Libérons l'ENTV».C'est le slogan de rassemblement prévu aujourd'hui par le groupe Bezzzef pour mieux célébrer la journée mondiale de la liberté d'expression. Et c'est vrai. Chez nous, l'écrit est peut-être libre, comparé aux autres monarchies arabes, mais le son et l'image restent propriétés du Régime. L'ENTV est à libérer parce que c'est notre mur de Berlin qui sépare notre pays en deux : un peule filmé en biais, doublé de la voix et qui dit ce que ses lèvres ne prononcent pas, et un peuple forcé à regarder, guantanmisé, violé par la tête et réduit à une schizophrénie cathodique. Durant longtemps, avant de découvrir la parabole et le reste du monde, le meilleur spectacle de l'ENTV pour des Algériens était de regarder comment les interviewés jouaient le rôle de la fiction de l'interviewé et comment ils s'en sortent avec une langue nationale qui n'est pas la nôtre. «Nachkour Essouloutate el Mahalia et on demande des Imkaniyates, etc.».

 Depuis, l'homme n'est pas descendu du singe : on y toujours, pour cet appareil de propagande et de viol des foules, aux mêmes recettes : humour sur la goinfrerie, durant le ramadan, réduisant l'Algérien à une sorte d'affamé fourbe et tricheur ; JT avec le son de la présentatrice commentant des images insonorisées d'ambassadeurs reçus, de colloques de chahids convoqués, de ministres cachés sous des lunettes de soleil donnant des chiffres de chantiers, de documentaires low cost sur la sexualité des insectes, d'émissions avec des animateurs qui ne s'intéressent pas, explicitement, à leur invité et qui ennuient parce qu'ils s'ennuient ferme et à six film connus : Errissala, l'Inspecteur Tahar, Chroniques des années de braises, Dar Essbitar, Hasan Terro et un dernier. Le pire n'est cependant pas dans cet usage massif du mauvais goût et ce stalinisme de la pitrerie, mais dans la fonction politique de l'ENTV : la propagande.

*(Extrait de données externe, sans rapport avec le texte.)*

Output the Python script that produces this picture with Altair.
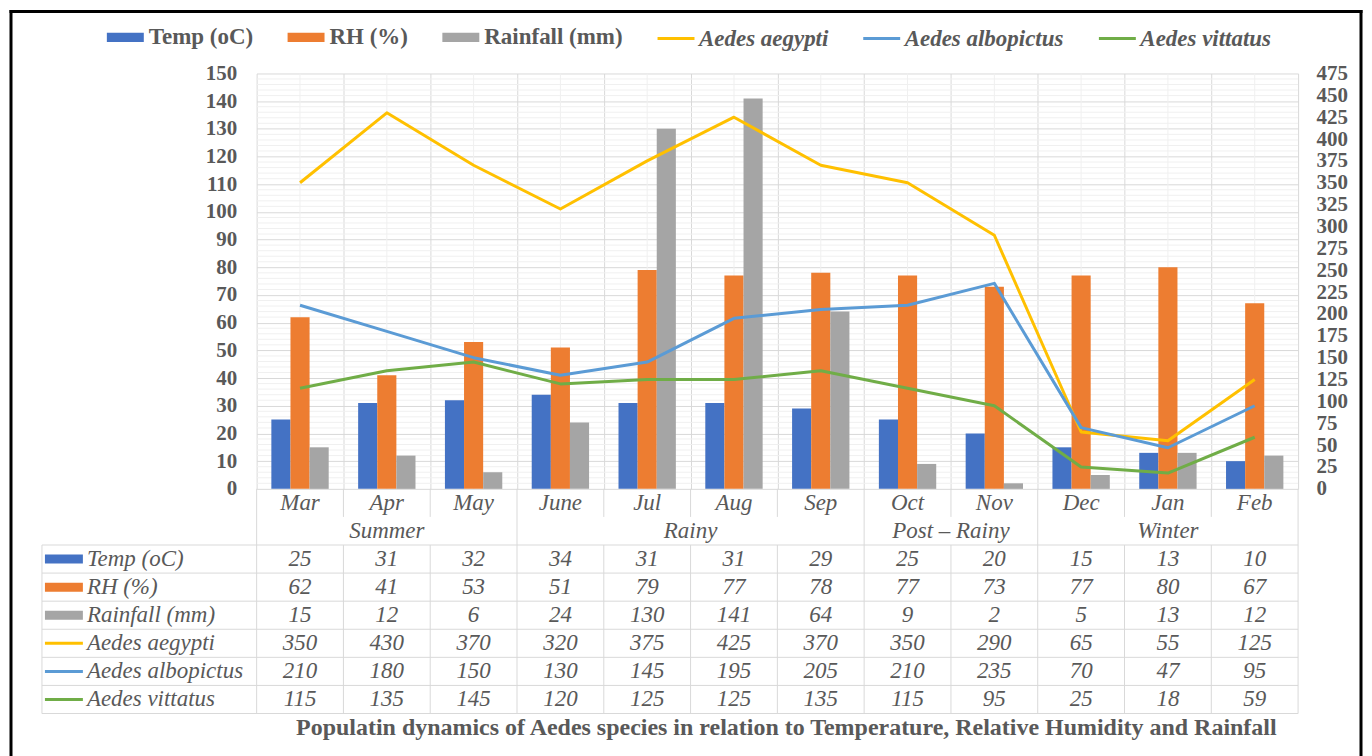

 De tous les pays arabes, nous avons aujourd'hui le système audiovisuel le plus ridicule, le plus grossier, le moins éthique au monde et le plus méprisant envers ses cotisants. D'ailleurs pour le pouvoir, et encore plus pour le Bouteflikisme nostalgique, l'ENTV n'existe pas : il n'y a jamais eu que la RTA, caméras sur le dos, suivant au flair les courses inaugurales des hommes du pouvoir, interviewant des décolonisés soumis et rappelant, jusqu'au vomi, le devoir de remerciement de chaque nouveau-né aux libérateurs de ce pays et surtout à ceux qui ne sont pas encore morts. Bouteflika l'a bien dit : c'est nous qui payons mais la RTA est à lui. C'est lui qui s'y filme et s'y entend discourir, c'est lui qui y parle et quand d'autres prennent le micro c'est pour le remercier lui et ses Injazates. Et que ceux qui ne sont pas contents, pratiquent la harga cathodique, l'exil éditorial, par carte piratée, paraboles collectives et DVD contrefaits. D'ailleurs, mis à part pour le match au Soudan, jamais, depuis l'indépendance, les Algériens ne sont autant mobilisés que pour la parabole collective, premier boat people de tout un peuple décérébré. C'est pour ça qu' aujourd'hui, il faut arrêter de réduire la liberté d'expression à des journaux privés, avares de formation pour leurs employés, souvent négriers, parfois audacieux, rentiers ou révoltés, suceurs de sang ou de pub, censeurs ou constructeurs.

 Il faut se souvenir que la liberté vaut pour tous : imams, journalistes, femmes à Hassi Messaoud, avocats, anciens cadres, soufis ou conteurs d'histoires. Et pour commencer, il faut libérer l'ENTV : par la force, le bras, le sourire, la jambe, la dissidence, l'amour ou le refus. L'entreprise nous appartient à nous, c'est nous qui la payons pour nous informer et nous amuser et c'est donc c'est à nous de décider ce qu'elle doit faire avec notre argent et notre indépendance. Que celui qui veut une TV pour sa gloire, aille s'acheter un lecteur de DVD qui va lui répéter à l'infini le document céleste de ses Injazates et qu'il nous laisse le pays qui est à nous avec une TV qui doit être notre bouche et pas la langue de son maître.